¹ Université Paris-Saclay, CEA, Service de Recherche en Matériaux et procédés Avancés, 91191, Gif-sur-Yvette, France
² Univ. Lyon, UJM, CNRS, IOGS, Laboratoire Hubert Curien, UMR 5516, 18 rue Prof. B. Lauras, 42000 Saint-Etienne, France
³ CEA, IRESNE, Cadarache, DER/SPESI, F-13108 Saint-Paul-Lez-Durance, France

^* This email address is being protected from spambots. You need JavaScript enabled to view it.

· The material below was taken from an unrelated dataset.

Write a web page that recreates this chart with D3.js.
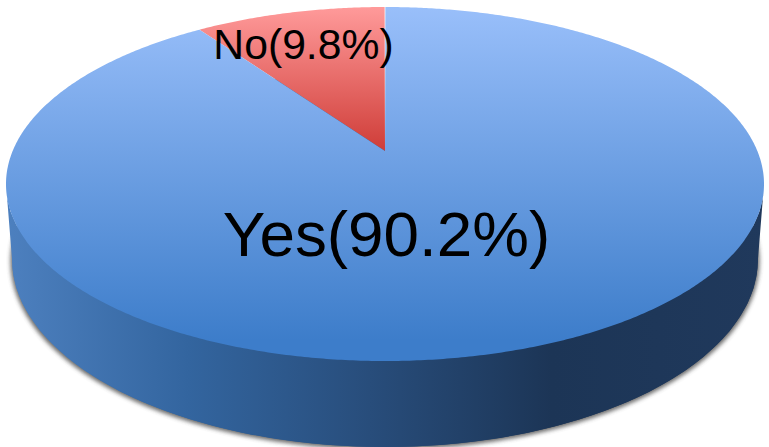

Published online: 6 November 2025

Abstract

The TESCA irradiation campaign, conducted from November 16 to December 17, 2023 (one reactor operating cycle) in the SCK•CEN BR2 research reactor, enabled testing of optical sensors at different development stages, under intense radiation: fast neutron fluence (E > 1 MeV) of 1 to 2 x 10¹⁹ neutrons/cm² and gamma dose of about 5 GGy. The temperature ranged between 100°C and 500°C. TESCA irradiation enabled on-line testing of Fabry-Perot extensometers, and miniature, non-contact, high-temperature optical pyrometry sensors. We also report an online measurement of radiation-induced attenuation on a sapphire sample. Because all sensors and measurements are temperature-sensitive, it was crucial to either maintain stable temperatures or accurately monitor them to assess the impact of radiation on sensor response stability at constant load or on glass parameters. Brief temperature jumps were also applied to test sensors accuracy. An overview of results from monitoring the various sensors and experiments throughout the irradiation cycle are provided. A well thermally stabilized Fabry–Perot extensometer maintained high stability, with a drift below 1 µm under constant load. It also ensured accurate thermal expansion measurements during temperature jumps. The pyrometric sensors operated effectively under intense irradiation at steady temperature: the collected blackbody emission spectrum was preserved, as expected with constant temperature. The unusable spectral range around the OH peak will be extended to [1250–1430 nm]. In contrast, the RIA setup showed susceptibility to temperature variations and mechanical vibrations, indicating the need for improved mechanical robustness.